*TO BE DONE*
Within the listing below, locate all lines containing the word "image". Copy each one.
>> start INPUT MATERIAL
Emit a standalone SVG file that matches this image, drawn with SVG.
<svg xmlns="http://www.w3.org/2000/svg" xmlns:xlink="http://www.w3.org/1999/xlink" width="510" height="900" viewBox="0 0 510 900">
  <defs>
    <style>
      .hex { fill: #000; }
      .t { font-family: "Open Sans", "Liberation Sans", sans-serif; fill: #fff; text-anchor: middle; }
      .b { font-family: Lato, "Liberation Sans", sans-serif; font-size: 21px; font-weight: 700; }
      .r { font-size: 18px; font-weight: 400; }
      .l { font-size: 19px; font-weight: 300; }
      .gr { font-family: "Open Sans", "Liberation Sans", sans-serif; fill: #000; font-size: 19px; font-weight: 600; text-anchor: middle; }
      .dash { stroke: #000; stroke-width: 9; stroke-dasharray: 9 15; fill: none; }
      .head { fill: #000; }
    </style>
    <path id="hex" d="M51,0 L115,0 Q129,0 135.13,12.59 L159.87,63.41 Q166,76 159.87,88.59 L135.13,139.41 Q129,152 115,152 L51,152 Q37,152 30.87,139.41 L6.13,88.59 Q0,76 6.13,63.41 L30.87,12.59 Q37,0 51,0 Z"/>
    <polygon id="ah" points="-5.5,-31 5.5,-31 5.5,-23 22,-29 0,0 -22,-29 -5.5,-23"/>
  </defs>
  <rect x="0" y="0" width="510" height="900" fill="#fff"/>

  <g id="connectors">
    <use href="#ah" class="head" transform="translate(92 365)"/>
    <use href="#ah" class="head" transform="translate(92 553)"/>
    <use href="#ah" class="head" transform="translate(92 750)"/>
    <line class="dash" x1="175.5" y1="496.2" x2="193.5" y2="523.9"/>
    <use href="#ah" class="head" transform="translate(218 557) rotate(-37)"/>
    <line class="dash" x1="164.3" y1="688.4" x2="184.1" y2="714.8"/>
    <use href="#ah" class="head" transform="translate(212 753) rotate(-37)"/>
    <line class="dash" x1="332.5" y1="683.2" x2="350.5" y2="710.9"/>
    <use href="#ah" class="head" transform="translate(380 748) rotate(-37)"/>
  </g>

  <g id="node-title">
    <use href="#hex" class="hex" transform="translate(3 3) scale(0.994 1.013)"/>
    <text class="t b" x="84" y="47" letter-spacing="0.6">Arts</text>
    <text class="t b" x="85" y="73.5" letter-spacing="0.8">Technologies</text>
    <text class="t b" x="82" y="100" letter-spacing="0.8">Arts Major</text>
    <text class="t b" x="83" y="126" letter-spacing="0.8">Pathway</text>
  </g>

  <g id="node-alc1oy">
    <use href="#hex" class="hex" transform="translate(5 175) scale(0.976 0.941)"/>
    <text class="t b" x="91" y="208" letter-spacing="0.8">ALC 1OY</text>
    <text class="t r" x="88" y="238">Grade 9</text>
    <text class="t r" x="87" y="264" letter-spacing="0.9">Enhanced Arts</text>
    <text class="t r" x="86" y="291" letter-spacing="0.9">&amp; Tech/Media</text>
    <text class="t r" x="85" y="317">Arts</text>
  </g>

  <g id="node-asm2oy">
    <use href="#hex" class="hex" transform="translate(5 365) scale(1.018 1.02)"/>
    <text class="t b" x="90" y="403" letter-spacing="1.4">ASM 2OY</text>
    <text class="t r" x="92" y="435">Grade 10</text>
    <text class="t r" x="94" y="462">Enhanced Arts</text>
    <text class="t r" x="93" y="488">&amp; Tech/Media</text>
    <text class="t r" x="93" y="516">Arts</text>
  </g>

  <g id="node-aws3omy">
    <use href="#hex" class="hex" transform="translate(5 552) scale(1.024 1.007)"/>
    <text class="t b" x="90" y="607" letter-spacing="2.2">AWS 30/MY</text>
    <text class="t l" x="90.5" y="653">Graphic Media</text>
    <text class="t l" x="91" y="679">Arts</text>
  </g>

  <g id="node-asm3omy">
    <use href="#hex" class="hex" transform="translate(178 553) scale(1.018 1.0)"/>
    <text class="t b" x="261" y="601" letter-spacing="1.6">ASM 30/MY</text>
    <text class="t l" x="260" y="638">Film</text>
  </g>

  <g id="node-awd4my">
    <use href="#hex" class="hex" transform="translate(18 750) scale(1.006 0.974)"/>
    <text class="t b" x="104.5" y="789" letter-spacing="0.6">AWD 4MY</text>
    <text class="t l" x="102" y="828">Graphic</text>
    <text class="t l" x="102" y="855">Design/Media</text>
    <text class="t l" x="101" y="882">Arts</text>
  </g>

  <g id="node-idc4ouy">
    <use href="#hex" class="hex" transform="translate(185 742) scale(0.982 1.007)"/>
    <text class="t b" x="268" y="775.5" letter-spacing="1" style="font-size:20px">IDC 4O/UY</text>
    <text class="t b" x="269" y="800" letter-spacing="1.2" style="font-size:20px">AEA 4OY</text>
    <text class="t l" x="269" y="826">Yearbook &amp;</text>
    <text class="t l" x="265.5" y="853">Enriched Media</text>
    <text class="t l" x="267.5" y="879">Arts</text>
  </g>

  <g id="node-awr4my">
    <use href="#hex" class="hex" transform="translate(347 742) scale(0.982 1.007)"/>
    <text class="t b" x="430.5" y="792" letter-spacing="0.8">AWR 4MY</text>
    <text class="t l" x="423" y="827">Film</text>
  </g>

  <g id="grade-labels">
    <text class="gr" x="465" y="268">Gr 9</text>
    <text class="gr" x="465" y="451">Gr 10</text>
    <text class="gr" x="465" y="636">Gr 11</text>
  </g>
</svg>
>> end INPUT MATERIAL
>> start INPUT MATERIAL
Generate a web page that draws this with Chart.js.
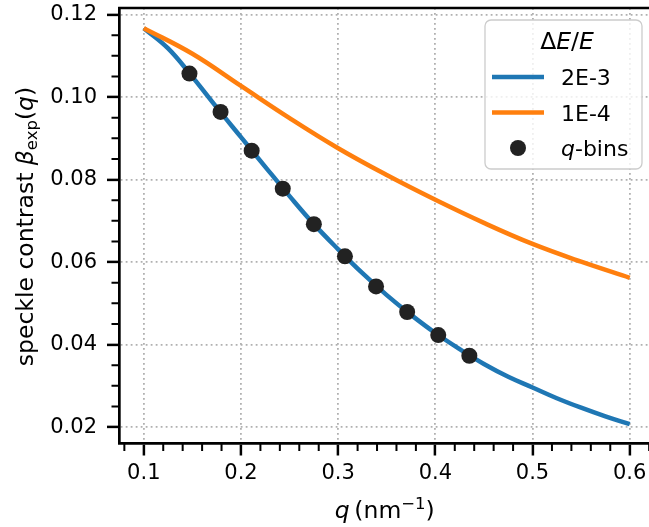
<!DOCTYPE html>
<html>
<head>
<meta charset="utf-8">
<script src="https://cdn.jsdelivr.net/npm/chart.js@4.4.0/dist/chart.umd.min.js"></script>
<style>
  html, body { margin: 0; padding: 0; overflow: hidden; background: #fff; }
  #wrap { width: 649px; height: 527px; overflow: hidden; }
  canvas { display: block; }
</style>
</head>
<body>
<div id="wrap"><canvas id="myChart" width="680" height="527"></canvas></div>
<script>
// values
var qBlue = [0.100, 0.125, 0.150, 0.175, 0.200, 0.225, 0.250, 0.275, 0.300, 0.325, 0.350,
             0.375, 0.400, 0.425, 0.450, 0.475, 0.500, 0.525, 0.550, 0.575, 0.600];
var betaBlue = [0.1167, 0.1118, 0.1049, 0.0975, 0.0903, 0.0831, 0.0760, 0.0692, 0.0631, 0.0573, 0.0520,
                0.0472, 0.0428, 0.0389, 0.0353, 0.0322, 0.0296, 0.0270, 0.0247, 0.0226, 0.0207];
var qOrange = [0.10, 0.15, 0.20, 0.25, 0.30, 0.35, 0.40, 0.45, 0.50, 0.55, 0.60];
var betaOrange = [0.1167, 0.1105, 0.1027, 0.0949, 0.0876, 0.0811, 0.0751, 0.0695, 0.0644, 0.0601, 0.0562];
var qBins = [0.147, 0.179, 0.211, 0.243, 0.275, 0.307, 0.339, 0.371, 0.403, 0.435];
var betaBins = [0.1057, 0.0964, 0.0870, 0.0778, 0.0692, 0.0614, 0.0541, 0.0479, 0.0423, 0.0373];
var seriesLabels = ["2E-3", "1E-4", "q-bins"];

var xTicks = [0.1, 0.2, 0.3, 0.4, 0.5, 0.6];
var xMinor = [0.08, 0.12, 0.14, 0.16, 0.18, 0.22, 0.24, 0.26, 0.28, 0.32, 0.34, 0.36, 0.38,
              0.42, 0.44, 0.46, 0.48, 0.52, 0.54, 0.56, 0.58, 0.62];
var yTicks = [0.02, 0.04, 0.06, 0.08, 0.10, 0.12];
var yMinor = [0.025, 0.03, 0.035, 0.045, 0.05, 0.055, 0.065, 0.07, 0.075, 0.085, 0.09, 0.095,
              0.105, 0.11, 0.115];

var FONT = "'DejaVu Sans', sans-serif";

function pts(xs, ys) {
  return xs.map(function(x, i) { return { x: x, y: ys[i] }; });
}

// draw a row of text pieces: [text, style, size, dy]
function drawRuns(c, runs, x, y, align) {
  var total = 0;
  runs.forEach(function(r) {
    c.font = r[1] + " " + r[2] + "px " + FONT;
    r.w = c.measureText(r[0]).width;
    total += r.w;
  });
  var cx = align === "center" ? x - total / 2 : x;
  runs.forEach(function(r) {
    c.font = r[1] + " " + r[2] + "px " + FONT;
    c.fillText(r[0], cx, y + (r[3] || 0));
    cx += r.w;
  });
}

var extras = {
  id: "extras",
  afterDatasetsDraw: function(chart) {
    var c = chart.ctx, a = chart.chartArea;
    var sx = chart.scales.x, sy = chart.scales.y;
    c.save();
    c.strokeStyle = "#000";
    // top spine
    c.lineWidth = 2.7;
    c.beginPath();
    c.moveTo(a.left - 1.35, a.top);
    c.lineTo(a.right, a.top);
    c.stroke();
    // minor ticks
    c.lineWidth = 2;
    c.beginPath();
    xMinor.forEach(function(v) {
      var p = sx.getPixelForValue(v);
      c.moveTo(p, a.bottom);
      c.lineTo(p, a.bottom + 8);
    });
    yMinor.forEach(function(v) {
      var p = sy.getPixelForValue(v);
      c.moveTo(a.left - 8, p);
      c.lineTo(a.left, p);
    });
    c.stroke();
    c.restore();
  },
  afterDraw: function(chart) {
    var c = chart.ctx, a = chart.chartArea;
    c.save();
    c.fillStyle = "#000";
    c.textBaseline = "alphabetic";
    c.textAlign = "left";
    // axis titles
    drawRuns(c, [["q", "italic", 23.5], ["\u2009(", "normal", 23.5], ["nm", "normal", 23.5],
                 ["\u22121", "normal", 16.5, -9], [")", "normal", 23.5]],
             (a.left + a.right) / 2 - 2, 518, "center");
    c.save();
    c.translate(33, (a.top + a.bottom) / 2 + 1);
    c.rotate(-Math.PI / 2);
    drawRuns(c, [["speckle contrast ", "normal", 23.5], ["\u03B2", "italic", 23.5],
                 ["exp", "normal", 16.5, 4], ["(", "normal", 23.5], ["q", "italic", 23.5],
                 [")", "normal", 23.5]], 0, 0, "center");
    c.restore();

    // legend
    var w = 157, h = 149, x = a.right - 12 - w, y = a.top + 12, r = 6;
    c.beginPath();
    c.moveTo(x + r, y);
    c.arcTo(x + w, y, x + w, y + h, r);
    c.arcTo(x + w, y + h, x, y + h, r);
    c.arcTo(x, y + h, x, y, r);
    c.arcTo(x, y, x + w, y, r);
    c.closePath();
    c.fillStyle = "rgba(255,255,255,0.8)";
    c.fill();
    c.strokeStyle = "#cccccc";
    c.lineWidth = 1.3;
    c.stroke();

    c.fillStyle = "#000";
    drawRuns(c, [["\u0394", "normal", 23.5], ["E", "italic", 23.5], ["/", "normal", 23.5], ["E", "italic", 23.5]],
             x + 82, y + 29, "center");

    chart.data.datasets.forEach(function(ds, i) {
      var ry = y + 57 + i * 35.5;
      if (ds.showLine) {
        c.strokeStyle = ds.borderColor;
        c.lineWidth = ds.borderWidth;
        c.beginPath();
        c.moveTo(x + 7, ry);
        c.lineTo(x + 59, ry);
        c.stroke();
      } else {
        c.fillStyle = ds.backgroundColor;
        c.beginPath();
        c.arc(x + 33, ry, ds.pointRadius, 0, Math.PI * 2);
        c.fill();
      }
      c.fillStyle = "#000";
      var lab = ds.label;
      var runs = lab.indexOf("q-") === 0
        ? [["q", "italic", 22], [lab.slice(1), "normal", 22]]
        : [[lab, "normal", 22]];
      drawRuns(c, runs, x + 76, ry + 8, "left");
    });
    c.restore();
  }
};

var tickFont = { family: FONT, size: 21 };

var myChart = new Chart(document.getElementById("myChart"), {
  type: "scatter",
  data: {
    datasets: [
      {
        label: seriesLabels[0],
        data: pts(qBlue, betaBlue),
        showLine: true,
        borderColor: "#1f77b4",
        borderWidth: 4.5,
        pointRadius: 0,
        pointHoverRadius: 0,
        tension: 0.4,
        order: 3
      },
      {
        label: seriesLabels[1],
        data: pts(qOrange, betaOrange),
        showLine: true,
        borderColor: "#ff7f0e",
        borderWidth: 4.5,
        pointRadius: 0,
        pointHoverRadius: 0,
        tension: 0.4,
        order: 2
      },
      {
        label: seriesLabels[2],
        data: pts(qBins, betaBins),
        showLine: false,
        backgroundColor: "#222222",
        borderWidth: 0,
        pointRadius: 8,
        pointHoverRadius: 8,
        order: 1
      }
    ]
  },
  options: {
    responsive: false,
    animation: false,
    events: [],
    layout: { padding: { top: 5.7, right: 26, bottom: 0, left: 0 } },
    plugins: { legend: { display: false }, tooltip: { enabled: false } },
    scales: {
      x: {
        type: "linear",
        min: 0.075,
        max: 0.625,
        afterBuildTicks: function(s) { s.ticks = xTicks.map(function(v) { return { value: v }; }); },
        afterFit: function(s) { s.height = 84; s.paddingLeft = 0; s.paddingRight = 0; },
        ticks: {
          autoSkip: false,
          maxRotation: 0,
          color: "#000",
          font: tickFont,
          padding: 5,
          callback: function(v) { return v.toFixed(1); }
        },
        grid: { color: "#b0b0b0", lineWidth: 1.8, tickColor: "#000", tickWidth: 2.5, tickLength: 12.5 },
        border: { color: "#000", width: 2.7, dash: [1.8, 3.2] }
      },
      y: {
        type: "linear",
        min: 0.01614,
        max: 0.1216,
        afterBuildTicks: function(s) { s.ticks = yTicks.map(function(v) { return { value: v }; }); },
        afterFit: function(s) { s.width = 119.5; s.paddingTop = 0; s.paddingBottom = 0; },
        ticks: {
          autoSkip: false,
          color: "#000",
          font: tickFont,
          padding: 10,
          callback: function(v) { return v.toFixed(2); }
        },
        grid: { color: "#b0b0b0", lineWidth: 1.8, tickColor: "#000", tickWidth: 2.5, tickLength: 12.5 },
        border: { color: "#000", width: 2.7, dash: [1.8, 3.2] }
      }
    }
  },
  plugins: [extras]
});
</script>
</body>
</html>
>> end INPUT MATERIAL
>> start INPUT MATERIAL
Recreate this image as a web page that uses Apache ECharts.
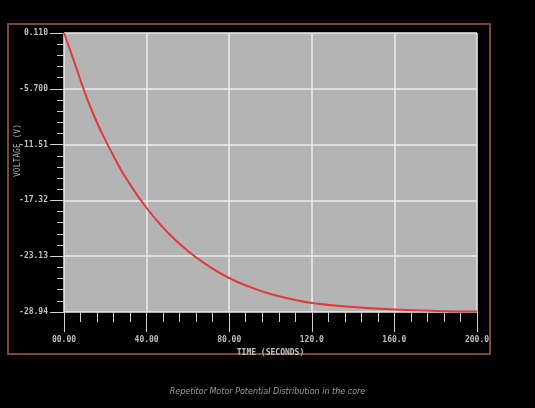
>> end INPUT MATERIAL
*FULL OUTPUT*
Emit a standalone SVG file that matches this image, drawn with SVG.
Recreate this image as a web page that uses Apache ECharts.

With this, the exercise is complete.